» **TASK PROMPT**:
Your task is to give the listing below back word for word, pictures excluded.

» **SOURCE EXCERPT**:
+++++
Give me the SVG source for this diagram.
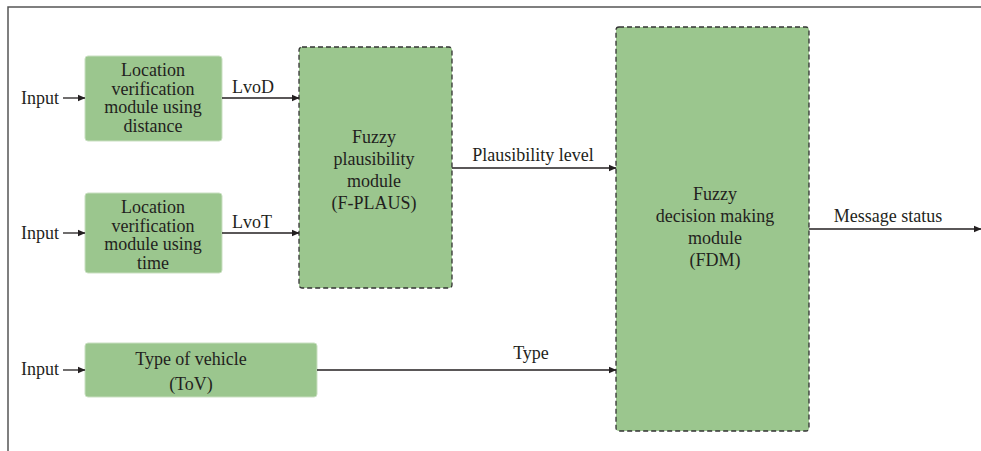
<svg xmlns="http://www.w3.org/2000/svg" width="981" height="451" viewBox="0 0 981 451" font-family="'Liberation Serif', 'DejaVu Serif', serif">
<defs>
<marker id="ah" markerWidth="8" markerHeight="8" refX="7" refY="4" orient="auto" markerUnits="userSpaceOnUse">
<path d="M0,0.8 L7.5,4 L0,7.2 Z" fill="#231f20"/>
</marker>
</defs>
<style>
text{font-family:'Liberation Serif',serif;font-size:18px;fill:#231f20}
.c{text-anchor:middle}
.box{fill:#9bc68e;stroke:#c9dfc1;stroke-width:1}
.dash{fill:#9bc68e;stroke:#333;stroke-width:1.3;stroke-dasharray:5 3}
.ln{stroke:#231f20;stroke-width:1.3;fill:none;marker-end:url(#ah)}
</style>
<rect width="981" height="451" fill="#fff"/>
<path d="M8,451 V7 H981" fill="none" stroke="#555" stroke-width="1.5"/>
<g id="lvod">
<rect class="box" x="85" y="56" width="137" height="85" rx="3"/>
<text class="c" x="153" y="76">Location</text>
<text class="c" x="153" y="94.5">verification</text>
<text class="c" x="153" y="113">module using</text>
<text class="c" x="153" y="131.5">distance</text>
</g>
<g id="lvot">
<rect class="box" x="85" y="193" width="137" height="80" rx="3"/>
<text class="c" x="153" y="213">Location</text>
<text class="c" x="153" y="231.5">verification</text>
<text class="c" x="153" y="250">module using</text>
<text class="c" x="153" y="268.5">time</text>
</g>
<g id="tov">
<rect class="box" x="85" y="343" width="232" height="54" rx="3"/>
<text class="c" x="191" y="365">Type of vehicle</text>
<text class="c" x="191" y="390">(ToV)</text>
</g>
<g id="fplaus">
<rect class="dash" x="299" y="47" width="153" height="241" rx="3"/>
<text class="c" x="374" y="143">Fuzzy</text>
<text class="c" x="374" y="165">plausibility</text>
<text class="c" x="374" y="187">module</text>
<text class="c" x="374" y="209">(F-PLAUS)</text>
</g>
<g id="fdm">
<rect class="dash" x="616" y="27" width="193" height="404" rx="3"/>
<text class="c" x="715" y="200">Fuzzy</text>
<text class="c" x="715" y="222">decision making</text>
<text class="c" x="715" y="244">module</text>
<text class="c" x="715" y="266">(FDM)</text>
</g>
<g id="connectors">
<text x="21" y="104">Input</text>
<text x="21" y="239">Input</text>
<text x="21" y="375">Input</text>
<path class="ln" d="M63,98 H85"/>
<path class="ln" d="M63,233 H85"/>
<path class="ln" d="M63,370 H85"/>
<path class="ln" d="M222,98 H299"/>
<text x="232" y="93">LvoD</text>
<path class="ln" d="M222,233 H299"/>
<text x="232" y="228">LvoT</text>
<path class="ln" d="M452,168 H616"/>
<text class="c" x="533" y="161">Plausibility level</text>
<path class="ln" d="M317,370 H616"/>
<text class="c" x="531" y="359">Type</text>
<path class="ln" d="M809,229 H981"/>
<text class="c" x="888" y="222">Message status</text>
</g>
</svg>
+++++
» **EXERCISE RESPONSE**:
Give me the SVG source for this diagram.
<svg xmlns="http://www.w3.org/2000/svg" width="981" height="451" viewBox="0 0 981 451" font-family="'Liberation Serif', 'DejaVu Serif', serif">
<defs>
<marker id="ah" markerWidth="8" markerHeight="8" refX="7" refY="4" orient="auto" markerUnits="userSpaceOnUse">
<path d="M0,0.8 L7.5,4 L0,7.2 Z" fill="#231f20"/>
</marker>
</defs>
<style>
text{font-family:'Liberation Serif',serif;font-size:18px;fill:#231f20}
.c{text-anchor:middle}
.box{fill:#9bc68e;stroke:#c9dfc1;stroke-width:1}
.dash{fill:#9bc68e;stroke:#333;stroke-width:1.3;stroke-dasharray:5 3}
.ln{stroke:#231f20;stroke-width:1.3;fill:none;marker-end:url(#ah)}
</style>
<rect width="981" height="451" fill="#fff"/>
<path d="M8,451 V7 H981" fill="none" stroke="#555" stroke-width="1.5"/>
<g id="lvod">
<rect class="box" x="85" y="56" width="137" height="85" rx="3"/>
<text class="c" x="153" y="76">Location</text>
<text class="c" x="153" y="94.5">verification</text>
<text class="c" x="153" y="113">module using</text>
<text class="c" x="153" y="131.5">distance</text>
</g>
<g id="lvot">
<rect class="box" x="85" y="193" width="137" height="80" rx="3"/>
<text class="c" x="153" y="213">Location</text>
<text class="c" x="153" y="231.5">verification</text>
<text class="c" x="153" y="250">module using</text>
<text class="c" x="153" y="268.5">time</text>
</g>
<g id="tov">
<rect class="box" x="85" y="343" width="232" height="54" rx="3"/>
<text class="c" x="191" y="365">Type of vehicle</text>
<text class="c" x="191" y="390">(ToV)</text>
</g>
<g id="fplaus">
<rect class="dash" x="299" y="47" width="153" height="241" rx="3"/>
<text class="c" x="374" y="143">Fuzzy</text>
<text class="c" x="374" y="165">plausibility</text>
<text class="c" x="374" y="187">module</text>
<text class="c" x="374" y="209">(F-PLAUS)</text>
</g>
<g id="fdm">
<rect class="dash" x="616" y="27" width="193" height="404" rx="3"/>
<text class="c" x="715" y="200">Fuzzy</text>
<text class="c" x="715" y="222">decision making</text>
<text class="c" x="715" y="244">module</text>
<text class="c" x="715" y="266">(FDM)</text>
</g>
<g id="connectors">
<text x="21" y="104">Input</text>
<text x="21" y="239">Input</text>
<text x="21" y="375">Input</text>
<path class="ln" d="M63,98 H85"/>
<path class="ln" d="M63,233 H85"/>
<path class="ln" d="M63,370 H85"/>
<path class="ln" d="M222,98 H299"/>
<text x="232" y="93">LvoD</text>
<path class="ln" d="M222,233 H299"/>
<text x="232" y="228">LvoT</text>
<path class="ln" d="M452,168 H616"/>
<text class="c" x="533" y="161">Plausibility level</text>
<path class="ln" d="M317,370 H616"/>
<text class="c" x="531" y="359">Type</text>
<path class="ln" d="M809,229 H981"/>
<text class="c" x="888" y="222">Message status</text>
</g>
</svg>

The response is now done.